(What is expected) Return the material exactly, first line through the line containing "const y0 = y(0);", and nothing more. Pictures stay out.

(Material provided)
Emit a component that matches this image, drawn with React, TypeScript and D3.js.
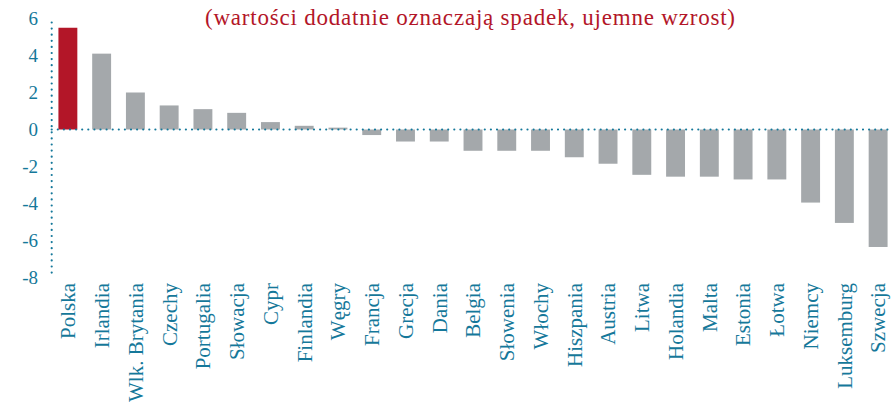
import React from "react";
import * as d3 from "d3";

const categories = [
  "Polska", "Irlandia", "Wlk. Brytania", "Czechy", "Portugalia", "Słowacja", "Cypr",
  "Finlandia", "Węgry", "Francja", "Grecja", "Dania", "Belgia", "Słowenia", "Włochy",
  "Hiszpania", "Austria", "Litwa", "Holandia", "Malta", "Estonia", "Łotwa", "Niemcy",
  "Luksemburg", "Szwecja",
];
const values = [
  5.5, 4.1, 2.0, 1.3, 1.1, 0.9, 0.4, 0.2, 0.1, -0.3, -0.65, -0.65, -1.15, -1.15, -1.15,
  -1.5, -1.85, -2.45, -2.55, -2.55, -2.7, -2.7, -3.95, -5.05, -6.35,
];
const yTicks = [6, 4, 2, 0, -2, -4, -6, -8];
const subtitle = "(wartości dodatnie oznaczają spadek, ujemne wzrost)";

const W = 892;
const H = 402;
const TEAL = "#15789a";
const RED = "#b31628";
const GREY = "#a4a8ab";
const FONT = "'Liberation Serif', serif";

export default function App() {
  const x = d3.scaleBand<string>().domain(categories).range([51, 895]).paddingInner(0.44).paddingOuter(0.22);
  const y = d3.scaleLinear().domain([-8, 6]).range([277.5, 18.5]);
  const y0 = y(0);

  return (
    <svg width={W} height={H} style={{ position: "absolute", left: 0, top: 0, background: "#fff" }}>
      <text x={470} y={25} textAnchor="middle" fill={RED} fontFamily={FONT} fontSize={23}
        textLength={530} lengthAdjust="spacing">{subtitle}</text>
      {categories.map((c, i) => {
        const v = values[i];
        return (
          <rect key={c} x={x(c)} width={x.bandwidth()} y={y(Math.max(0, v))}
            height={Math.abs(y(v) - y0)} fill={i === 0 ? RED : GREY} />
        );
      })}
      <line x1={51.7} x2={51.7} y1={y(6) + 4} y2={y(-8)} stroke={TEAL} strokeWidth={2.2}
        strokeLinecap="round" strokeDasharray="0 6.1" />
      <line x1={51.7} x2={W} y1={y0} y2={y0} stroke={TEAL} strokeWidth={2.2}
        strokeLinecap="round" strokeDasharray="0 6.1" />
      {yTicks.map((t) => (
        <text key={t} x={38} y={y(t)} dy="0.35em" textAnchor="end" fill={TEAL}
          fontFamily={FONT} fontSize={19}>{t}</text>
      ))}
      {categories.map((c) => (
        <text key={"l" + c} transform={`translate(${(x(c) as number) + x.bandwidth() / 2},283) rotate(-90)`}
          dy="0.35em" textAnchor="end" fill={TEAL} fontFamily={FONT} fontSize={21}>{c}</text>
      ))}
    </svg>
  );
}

(Exercise solution)
Emit a component that matches this image, drawn with React, TypeScript and D3.js.
import React from "react";
import * as d3 from "d3";

const categories = [
  "Polska", "Irlandia", "Wlk. Brytania", "Czechy", "Portugalia", "Słowacja", "Cypr",
  "Finlandia", "Węgry", "Francja", "Grecja", "Dania", "Belgia", "Słowenia", "Włochy",
  "Hiszpania", "Austria", "Litwa", "Holandia", "Malta", "Estonia", "Łotwa", "Niemcy",
  "Luksemburg", "Szwecja",
];
const values = [
  5.5, 4.1, 2.0, 1.3, 1.1, 0.9, 0.4, 0.2, 0.1, -0.3, -0.65, -0.65, -1.15, -1.15, -1.15,
  -1.5, -1.85, -2.45, -2.55, -2.55, -2.7, -2.7, -3.95, -5.05, -6.35,
];
const yTicks = [6, 4, 2, 0, -2, -4, -6, -8];
const subtitle = "(wartości dodatnie oznaczają spadek, ujemne wzrost)";

const W = 892;
const H = 402;
const TEAL = "#15789a";
const RED = "#b31628";
const GREY = "#a4a8ab";
const FONT = "'Liberation Serif', serif";

export default function App() {
  const x = d3.scaleBand<string>().domain(categories).range([51, 895]).paddingInner(0.44).paddingOuter(0.22);
  const y = d3.scaleLinear().domain([-8, 6]).range([277.5, 18.5]);
  const y0 = y(0);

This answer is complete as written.